Kürtlerin bu coğrafyaya başka bir yerden gelmediğini ve bölgenin yerel halkı olduğunu vurgulayan Sultan, “Kürtler gidip kimsenin dilini yasaklamamışlardır, asimile etmemişlerdir. Kendi dil, kültür ve edebiyatlarıyla yaşatmışlardır ve bunu sürdürmek istiyorlar. Bizler asimilasyonun insanlık suçu olduğunun farkındayız. Bir halkı inkar edemezsiniz, yok sayamazsınız. Kürtler bunu hiçbir zaman kabul etmediler ve buna karşı mücadele ettiler” dedi.

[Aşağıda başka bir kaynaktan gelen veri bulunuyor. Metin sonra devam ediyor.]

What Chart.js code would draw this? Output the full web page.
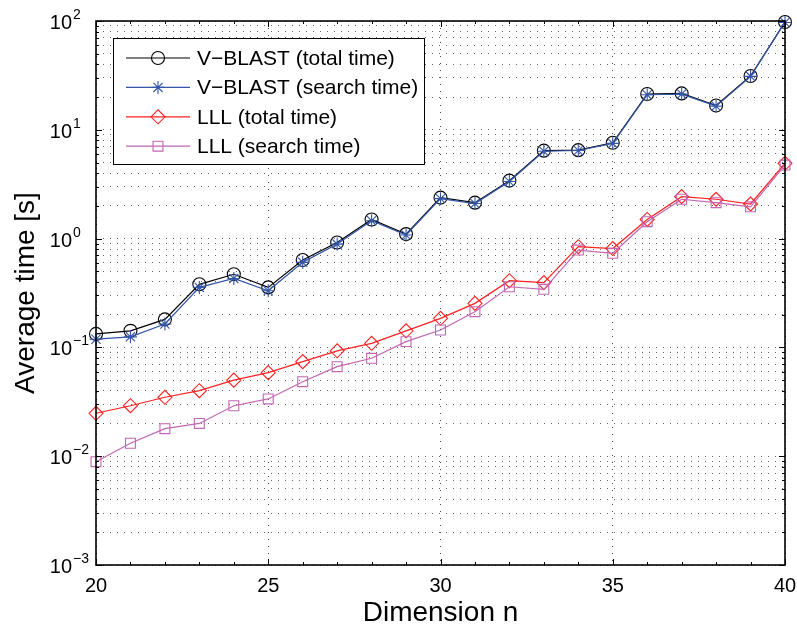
<!DOCTYPE html>
<html>
<head>
<meta charset="utf-8">
<script src="https://cdn.jsdelivr.net/npm/chart.js@4/dist/chart.umd.min.js"></script>
<style>
html,body{margin:0;padding:0;background:#fff;}
canvas{display:block;}
</style>
</head>
<body>
<canvas id="c" width="797" height="628"></canvas>
<script>
// ---- data ----
const dims = [20,21,22,23,24,25,26,27,28,29,30,31,32,33,34,35,36,37,38,39,40];
const vblastTotal  = [0.133,0.142,0.181,0.38,0.47,0.356,0.636,0.92,1.50,1.10,2.38,2.14,3.41,6.43,6.5,7.6,21.3,21.6,16.7,31.2,98];
const vblastSearch = [0.119,0.125,0.164,0.356,0.43,0.332,0.605,0.89,1.46,1.08,2.33,2.10,3.35,6.35,6.45,7.5,21.0,21.3,16.5,31.0,97];
const lllTotal     = [0.0248,0.0291,0.0348,0.040,0.050,0.0586,0.074,0.093,0.109,0.142,0.185,0.254,0.41,0.394,0.843,0.81,1.50,2.43,2.30,2.08,4.92];
const lllSearch    = [0.0089,0.01315,0.0179,0.020,0.0291,0.0336,0.0484,0.0665,0.0794,0.113,0.1445,0.213,0.361,0.342,0.785,0.733,1.43,2.30,2.14,1.96,4.74];
const seriesNames = ['V\u2212BLAST (total time)','V\u2212BLAST (search time)','LLL (total time)','LLL (search time)'];
const xTickLabels = [20,25,30,35,40];
const yDecades = [-3,-2,-1,0,1,2];
const xTitle = 'Dimension n';
const yTitle = 'Average time [s]';

const FONT = '"Liberation Sans", Arial, Helvetica, sans-serif';
const colors = ['#000000','#3356a8','#ff2020','#c466b4'];
const styles = [
  {pointStyle:'circle', radius:6.5},
  {pointStyle:'star', radius:6.5},
  {pointStyle:'rectRot', radius:7},
  {pointStyle:'rect', radius:7}
];
const allSeries = [vblastTotal, vblastSearch, lllTotal, lllSearch];

const yTickVals = [];
for (let k = -3; k <= 1; k++) for (let m = 1; m <= 9; m++) yTickVals.push(+(m * Math.pow(10, k)).toPrecision(3));
yTickVals.push(100);

const datasets = allSeries.map((s, i) => ({
  label: seriesNames[i],
  data: dims.map((d, j) => ({x: d, y: s[j]})),
  borderColor: colors[i],
  backgroundColor: 'rgba(0,0,0,0)',
  pointBorderColor: colors[i],
  pointBackgroundColor: 'rgba(0,0,0,0)',
  borderWidth: 1.2,
  pointBorderWidth: 1.1,
  pointStyle: styles[i].pointStyle,
  pointRadius: styles[i].radius,
  tension: 0,
  clip: false,
  order: 4 - i
}));

function drawMarker(ctx, st, color, x, y) {
  ctx.save();
  ctx.strokeStyle = color;
  ctx.fillStyle = 'rgba(0,0,0,0)';
  ctx.lineWidth = 1.1;
  Chart.helpers.drawPoint(ctx, {pointStyle: st.pointStyle, radius: st.radius, rotation: 0, borderWidth: 1.1}, x, y);
  ctx.restore();
}

const decor = {
  id: 'decor',
  afterDraw(chart) {
    const {ctx, chartArea: a} = chart;
    const x = chart.scales.x, y = chart.scales.y;
    ctx.save();
    // inward ticks
    ctx.strokeStyle = '#000';
    ctx.lineWidth = 1;
    ctx.beginPath();
    for (let n = 20; n <= 40; n++) {
      const px = Math.round(x.getPixelForValue(n)) + 0.5;
      const len = n % 5 === 0 ? 6 : 3;
      ctx.moveTo(px, a.bottom); ctx.lineTo(px, a.bottom - len);
      ctx.moveTo(px, a.top); ctx.lineTo(px, a.top + len);
    }
    yTickVals.forEach(v => {
      const py = Math.round(y.getPixelForValue(v)) + 0.5;
      const major = Math.abs(Math.log10(v) - Math.round(Math.log10(v))) < 1e-6;
      const len = major ? 6 : 3;
      ctx.moveTo(a.left, py); ctx.lineTo(a.left + len, py);
      ctx.moveTo(a.right, py); ctx.lineTo(a.right - len, py);
    });
    ctx.stroke();
    // frame
    ctx.lineWidth = 1.6;
    ctx.strokeRect(a.left, a.top, a.right - a.left, a.bottom - a.top);

    // x tick labels
    ctx.fillStyle = '#000';
    ctx.font = '20px ' + FONT;
    ctx.textAlign = 'center';
    ctx.textBaseline = 'alphabetic';
    xTickLabels.forEach(v => {
      ctx.fillText(String(v), x.getPixelForValue(v), 592);
    });
    // y tick labels 10^k
    yDecades.forEach(k => {
      const py = y.getPixelForValue(Math.pow(10, k));
      ctx.font = '20px ' + FONT;
      ctx.textAlign = 'right';
      ctx.fillText('10', 72, py + 8);
      ctx.font = '14px ' + FONT;
      ctx.textAlign = 'left';
      ctx.fillText(k < 0 ? '\u2212' + (-k) : String(k), 73, py - 2);
    });
    // axis titles
    ctx.font = '28px ' + FONT;
    ctx.textAlign = 'center';
    ctx.fillText(xTitle, (a.left + a.right) / 2, 621);
    ctx.save();
    ctx.translate(34, (a.top + a.bottom) / 2);
    ctx.rotate(-Math.PI / 2);
    ctx.fillText(yTitle, 0, 0);
    ctx.restore();

    // legend
    const bx = 113, by = 38, bw = 311, bh = 126;
    ctx.fillStyle = '#fff';
    ctx.fillRect(bx, by, bw, bh);
    ctx.strokeStyle = '#000';
    ctx.lineWidth = 1;
    ctx.strokeRect(bx + 0.5, by + 0.5, bw, bh);
    ctx.font = '21px ' + FONT;
    ctx.textAlign = 'left';
    ctx.textBaseline = 'middle';
    seriesNames.forEach((name, i) => {
      const ry = by + 20 + i * 29.4;
      ctx.strokeStyle = colors[i];
      ctx.lineWidth = 1.2;
      ctx.beginPath();
      ctx.moveTo(126, ry); ctx.lineTo(190, ry);
      ctx.stroke();
      drawMarker(ctx, styles[i], colors[i], 158, ry);
      ctx.fillStyle = '#000';
      ctx.fillText(name, 197, ry + 1);
    });
    ctx.restore();
  }
};

new Chart(document.getElementById('c'), {
  type: 'line',
  data: {datasets},
  options: {
    responsive: false,
    animation: false,
    events: [],
    layout: {padding: {left: 0, right: 12, top: 21, bottom: 0}},
    plugins: {legend: {display: false}, tooltip: {enabled: false}, title: {display: false}},
    scales: {
      x: {
        type: 'linear', min: 20, max: 40,
        ticks: {display: false, stepSize: 5},
        grid: {color: 'rgba(0,0,0,0.7)', lineWidth: 1, drawTicks: false},
        border: {display: false, dash: [1, 6]},
        afterFit(s) { s.height = 63; }
      },
      y: {
        type: 'logarithmic', min: 0.001, max: 100,
        ticks: {display: false, autoSkip: false},
        afterBuildTicks(s) { s.ticks = yTickVals.map(v => ({value: v})); },
        grid: {color: 'rgba(0,0,0,0.6)', lineWidth: 1, drawTicks: false},
        border: {display: false, dash: [1, 6]},
        afterFit(s) { s.width = 96; }
      }
    }
  },
  plugins: [decor]
});
</script>
</body>
</html>
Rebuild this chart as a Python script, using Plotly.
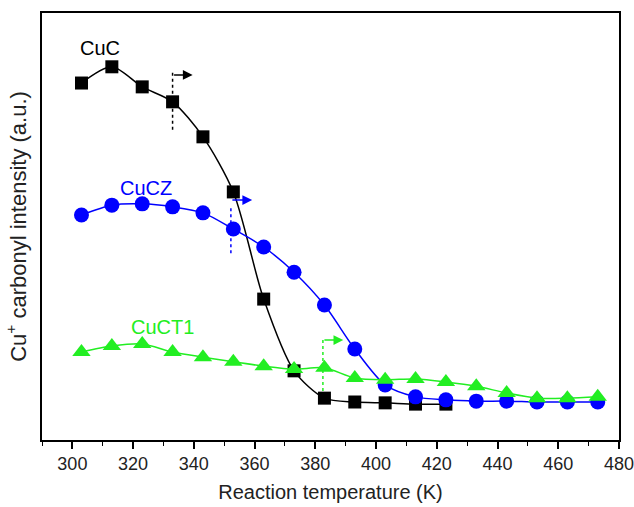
import plotly.graph_objects as go

temp_cuc = [303, 313, 323, 333, 343, 353, 363, 373, 383, 393, 403, 413, 423]
cuc = [83.6, 87.4, 82.7, 79.2, 71.0, 58.1, 33.0, 16.2, 9.8, 8.9, 8.7, 8.4, 8.4]

temp_all = [303, 313, 323, 333, 343, 353, 363, 373, 383, 393, 403, 413, 423, 433, 443, 453, 463, 473]
cucz = [52.7, 55.0, 55.3, 54.6, 53.2, 49.4, 45.2, 39.3, 31.6, 21.3, 12.9, 10.1, 9.4, 9.1, 9.1, 8.9, 8.9, 8.9]
cuct1 = [20.6, 22.0, 22.5, 20.6, 19.4, 18.3, 17.3, 16.6, 16.9, 14.5, 14.1, 14.3, 13.6, 12.6, 11.0, 9.8, 9.8, 10.1]

x_ticks = list(range(300, 481, 20))

BLACK = "#000000"
BLUE = "#0000ff"
GREEN = "#22ee22"
FONT = "Liberation Sans, Arial, Helvetica"

fig = go.Figure()
fig.add_trace(go.Scatter(x=temp_cuc, y=cuc, mode="lines+markers", name="CuC",
                         line=dict(color=BLACK, width=1.5, shape="spline", smoothing=0.8),
                         marker=dict(symbol="square", size=13, color=BLACK)))
fig.add_trace(go.Scatter(x=temp_all, y=cucz, mode="lines+markers", name="CuCZ",
                         line=dict(color=BLUE, width=1.5, shape="spline", smoothing=0.8),
                         marker=dict(symbol="circle", size=15, color=BLUE)))
fig.add_trace(go.Scatter(x=temp_all, y=cuct1, mode="lines+markers", name="CuCT1",
                         line=dict(color=GREEN, width=1.5, shape="spline", smoothing=0.8),
                         marker=dict(symbol="triangle-up", size=16, color=GREEN)))

# dotted markers with arrows
marks = [
    (333.0, 86.0, 72.1, 85.5, 339.6, BLACK),
    (352.2, 54.3, 43.3, 56.2, 359.2, BLUE),
    (382.5, 23.4, 11.2, 23.4, 389.2, GREEN),
]
for xv, y0, y1, ya, xh, col in marks:
    fig.add_shape(type="line", x0=xv, x1=xv, y0=y0, y1=y1, xref="x", yref="y",
                  line=dict(color=col, width=1.5, dash="dot"))
    fig.add_annotation(x=xh, y=ya, ax=xv, ay=ya, xref="x", yref="y", axref="x", ayref="y",
                       showarrow=True, arrowhead=2, arrowsize=1.3, arrowwidth=1.5,
                       arrowcolor=col, text="")

labels = [("CuC", 309.1, 91.8, BLACK), ("CuCZ", 324.2, 59.0, BLUE), ("CuCT1", 329.8, 26.5, GREEN)]
for t, xv, yv, col in labels:
    fig.add_annotation(x=xv, y=yv, text=t, showarrow=False, xref="x", yref="y",
                       font=dict(family=FONT, size=20, color=col))

fig.update_layout(
    width=634, height=507,
    margin=dict(l=42, r=15, t=13, b=67, autoexpand=False),
    paper_bgcolor="white", plot_bgcolor="white",
    showlegend=False,
    font=dict(family=FONT, color="#222222"),
)
fig.update_xaxes(range=[290, 480], tickvals=x_ticks, ticks="outside", ticklen=7, tickwidth=1.5,
                 tickcolor="black", showline=True, linecolor="black", linewidth=1.5, mirror=True,
                 showgrid=False, zeroline=False, tickfont=dict(size=18, color="#222222"),
                 ticklabeloverflow="allow",
                 minor=dict(dtick=10, tick0=290, ticks="outside", ticklen=4, tickwidth=1.2, tickcolor="black"),
                 automargin=False,
                 title=dict(text="Reaction temperature (K)", font=dict(size=20, color="#222222"), standoff=12))
fig.update_yaxes(range=[0, 100], showticklabels=False, ticks="", showline=True, linecolor="black",
                 linewidth=1.5, mirror=True, showgrid=False, zeroline=False, automargin=False,
                 title=dict(text="Cu<sup>+</sup> carbonyl intensity (a.u.)", font=dict(size=22, color="#222222"), standoff=8))

fig.write_html("out.html")
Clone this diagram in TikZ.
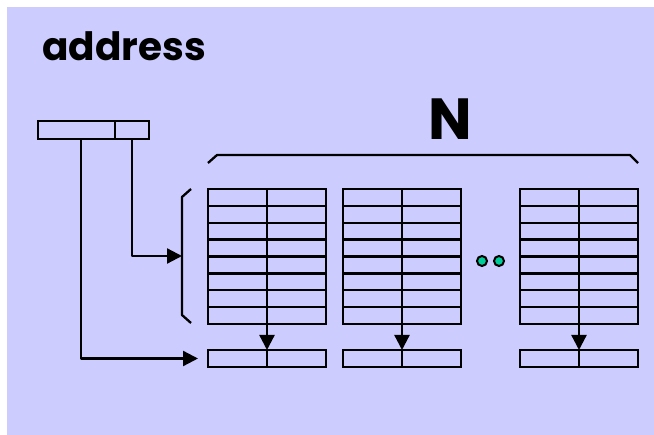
\documentclass[tikz,border=0pt]{standalone}
\usepackage{fontspec}
\setmainfont{Poppins}
\usetikzlibrary{arrows.meta,calc}
\definecolor{bglav}{HTML}{CCCCFF}
\definecolor{dotgreen}{HTML}{00CC99}
\begin{document}
\begin{tikzpicture}[x=1pt,y=-1pt,
  ln/.style={line width=2.3pt, line join=round},
  cell/.style={draw, line width=2.3pt, rectangle, inner sep=0pt, outer sep=0pt},
  tbl/.style={cell, minimum width=118pt, minimum height=135pt},
  bbox/.style={cell, minimum width=118pt, minimum height=17pt},
  arr/.style={ln, -{Triangle[length=15pt,width=15pt]}},
  dot/.style={circle, draw, line width=2pt, fill=dotgreen, minimum size=10pt, inner sep=0pt},
  lbl/.style={inner sep=0pt, font=\bfseries}
]
\useasboundingbox (0,0) rectangle (654,435);
\fill[bglav] (7,7) rectangle (654,435);

% title
\node[lbl, anchor=base west, font=\fontsize{39}{42}\selectfont\bfseries] (title) at (42,61) {address};
\node[lbl, anchor=base, font=\fontsize{58}{62}\selectfont\bfseries] (nlabel) at (450,140) {N};

% address box
\node[cell, minimum width=77pt, minimum height=18pt] (addrL) at (76.5,130) {};
\node[cell, minimum width=34pt, minimum height=18pt] (addrR) at (132,130) {};

% tables
\foreach \n/\cx in {1/267, 2/402, 3/579} {
  \node[tbl] (t\n) at (\cx,256.5) {};
  \node[bbox] (b\n) at (\cx,358.5) {};
  \foreach \k in {1,...,7} {
    \draw[ln] ($(t\n.north west)+(0,16.875*\k)$) -- ($(t\n.north east)+(0,16.875*\k)$);
  }
  \draw[ln] (t\n.north) -- (t\n.south);
  \draw[ln] (b\n.north) -- (b\n.south);
  \draw[arr] (t\n.south) -- (b\n.north);
}

% left brace
\coordinate (btip) at (182,256);
\draw[ln] (191,189) -- (182,197) -- (182,315) -- (191,323);
% top brace
\draw[ln] (208,163) -- (217,155) -- (630,155) -- (638,163);

% connectors
\draw[arr] (addrR.south) |- (btip);
\draw[arr, shorten >=10pt] ([xshift=4.5pt]addrL.south) |- (b1.west);

% dots
\node[dot] (d1) at (482,261) {};
\node[dot] (d2) at (499,261) {};
\end{tikzpicture}
\end{document}
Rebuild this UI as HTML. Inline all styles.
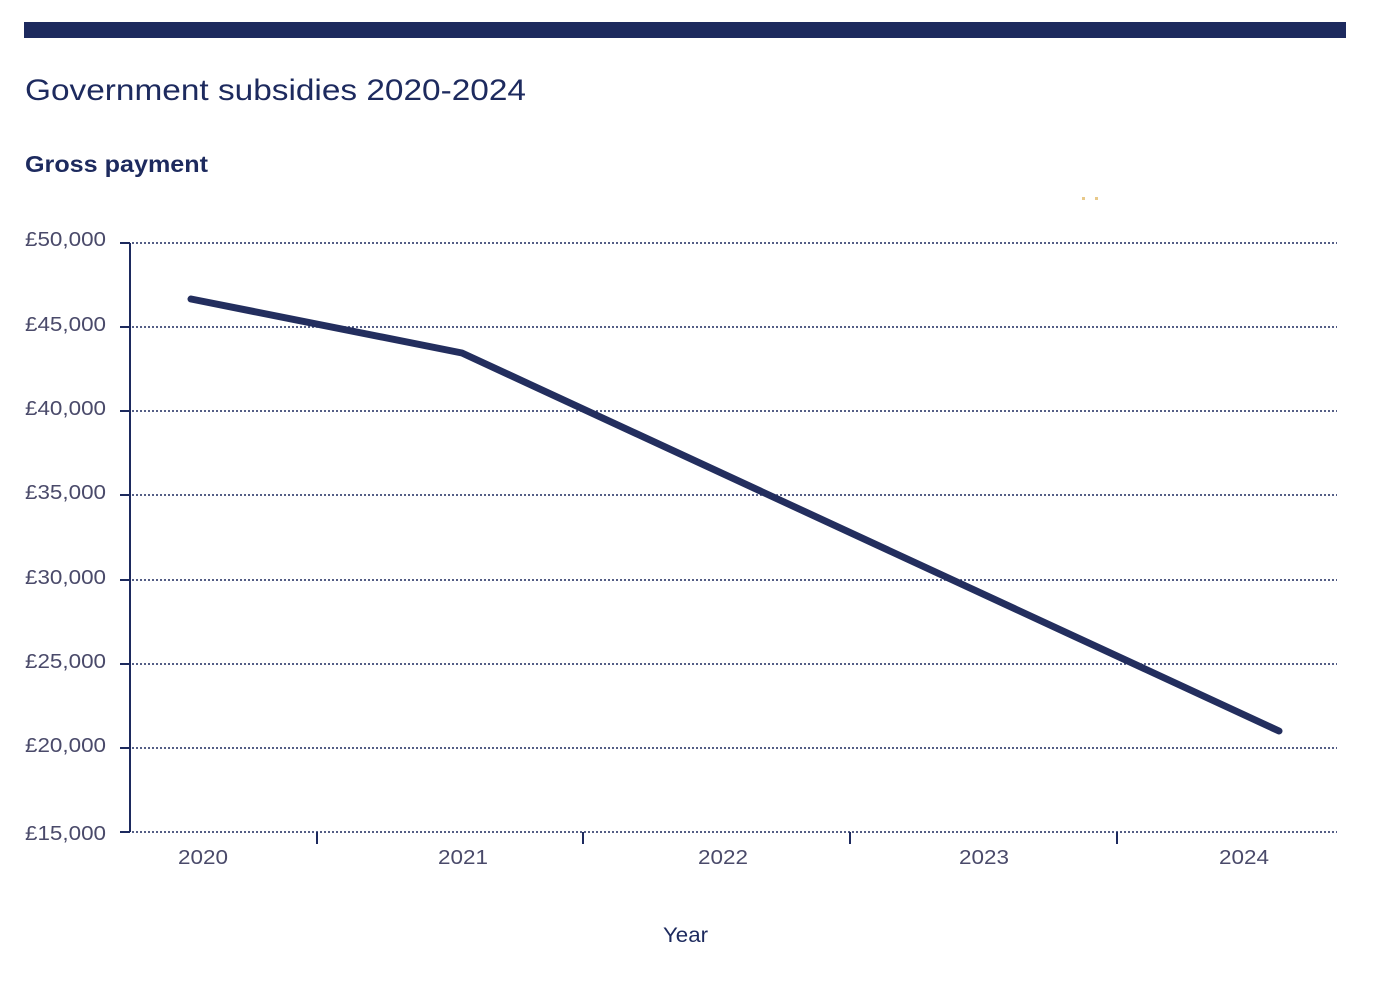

Sultan, bu mücadelenin hala devam ettiğini ekledi.
 
‘Kürtçe resmi eğitim dili olmalı’
 
Kürt edebiyatıyla ilgili çalışmalara da değinen Sultan, ”Yedisinden yetmişine birçok insanın kendi diliyle yazıp okumak istediğini görüyoruz. Bu dile olan sevgi ve sahiplenme ile ilgilidir. Kürtçe kitapların basımı yapılıyor. Özellikle fuar zamanlarında kitap satışları da oluyor. Ama fuar sonraları talep azalıyor. Okuma oranları yeterli olmasa da okunuyor. Kürtçe‘nin eğitim dili olarak kabul görmemesinin de bunda olumsuz bir etki yarattığını belirtebiliriz. Bir dilin okunması için o dile ihtiyaç duyulması ve yaşamın her alanında güncel olarak var olması gerekir. Devlet politikaları buna izin vermemiştir” diye belirtti.
 
‘Kürtçe konuştuğu için öldürülen insanlar var’
 
Cumhuriyetin kuruluşundan bu yana Kürt diline dönük saldırıların olduğuna dikkat çeken Sultan, “Yapılan saldırıların tarihi eskidir. Günümüzde de bu saldırıların devam ediyor. Sanal medyanın varlığından kaynaklı çabuk gündemleşebiliyor. Zindanlardaki Kürt diline yönelik yasakları duyuyoruz. Ailesiyle Kürtçe konuştuğu için, Kürtçe şarkı söylediği için ya da Kürtçe kitap istediği için infazı yakılan tutsaklar var. Bir müzik grubu sokakta Kürtçe şarkı söylediği için baskıya ve engellemeye maruz kaldı. Başka bir dille şarkı söylenmesi sorun olmuyor ama bu dil Kürtçe olunca saldırıya maruz kalıyor. Kürtçe konuştuğu için öldürülen insanlar var bu ülkede. Saldıranlara dönük hiçbir yaptırım uygulanmıyor. Bu yasakçı zihniyeti kınıyoruz” ifadelerini kullandı.
 
‘Yaşayan 33 dilden sadece 16’sı kaldı’
 
Dilsiz yaşanamayacağını ve herkesin ulusal bir ruh ile diline sahip çıkması gerektiği üzerinde duran Sultan, şunları ekledi: “Otobüslerde, pazarda, sokakta yani yaşamın her alanında Kürtçe konuşulmalı, esnaflar Kürtçe konuşmalı. Dil sadece bir kurumun işi değildir bütün bir toplumu ilgilendiren varoluşsal bir konudur. Türkiye‘de yaşayan 33 dilden şu an sadece 16 dil kalmış görünüyor. Onlar da yok olma tehlikesiyle karşı karşıyalar. Tekçi zihniyet zenginlikleri öldürüyor. Bizler de buna karşı mücadelemizi yükselteceğiz. Tarihsel direnişimiz kararlılıkla devam edecek.”